Tabi ki hemen ardından geliyor, yasaklar ve tehditler.
Bütün bu “başarılardan” sonra seçim sloganları da,
“Doğru zaman, Doğru Adam, Doğru Parti”
Tek soru; Kim ya da kimler için?
Yanıtını Halk verecektir.
*
Gelelim muhalefete.
Söylenen ortak hedef, bu tek adam düzenine son vermek.
Altını kazıyınca görünen gerçek,
Millet ittifakı içindeki kimilerinin derdi, kendilerini var etmek.
Sahada, alanlarda koşturan Kılıçdaroğlu, Akşener, Yavaş, İmamoğlu olunca,
Sormak gerekiyor,
Masada şahin olanlar neden yoklar alanlarda?
Demokratik siyasette var olmak için emek vermek gerekir,
Emeksiz kazanmak hazıra konmak demektir ki, değersizdir.
Emek ve Özgürlük ittifakının emekten ve Halktan yana duruşu değerlidir.

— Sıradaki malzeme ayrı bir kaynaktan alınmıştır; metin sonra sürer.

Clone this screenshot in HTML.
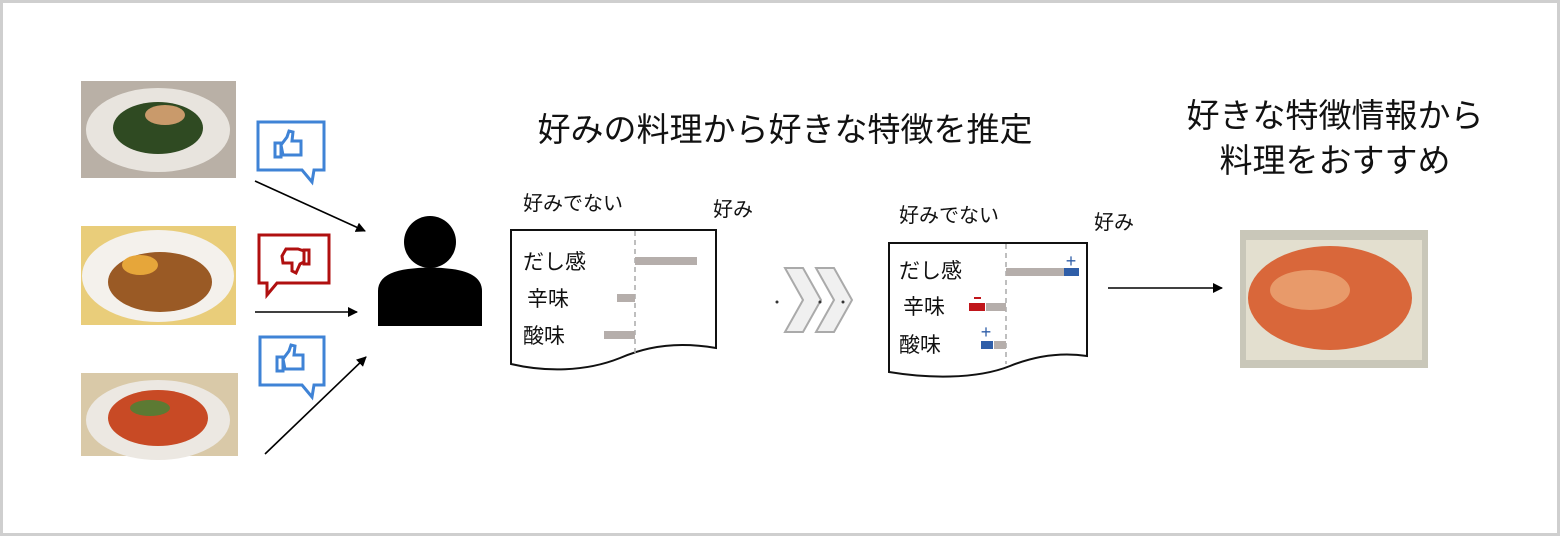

Bir de ittifak dışında hedefi seçimleri ikinci tura taşımak olanlar var ki,
Aynı soru burada da geçerlidir;
Siyasetiniz kim ya da kimler için
Olmak ya da olmamak?
*
Bu seçimler siyasi partiler ve siyasetçiler için turnusol kağıdı olacaktır.
Kimler Halktan, Demokratik Laik Cumhuriyetten yana,
Kimler kendi kişisel çıkarlarından yana ortaya çıkacaktır.
Önemli olan demokrasinin kendi yönetimi olduğunu Halkın görebilmesidir.
Egemenlerin yoksul ve cahil bırakıp kendilerine muhtaç bıraktıkları,
Din, iman, vatan, millet diye diye uyuşturdukları ve siyaseten sömürdükleri Halkı,
Uyarmak, uyandırmak, gerçekleri görmelerini sağlamaktır.
Siyasetin neresinde olursa olsun,
Çağdaş, aydın, demokrat, Cumhuriyetçi, Halktan ve emekten yana olanların görevidir.
Buradaki soruyu da kendimize soralım;
Var olan sömürü düzeninin sorumlusu Halkı mıdır,
Halkı aydınlatmak için mücadele etmeyenler midir?
Yarınlarda
Olmak ya da Olmamak,
İşte Bütün Mesele Bu.
*
1 Mayıs,
Emeğin ve emekçinin bayramı kutlu olsun.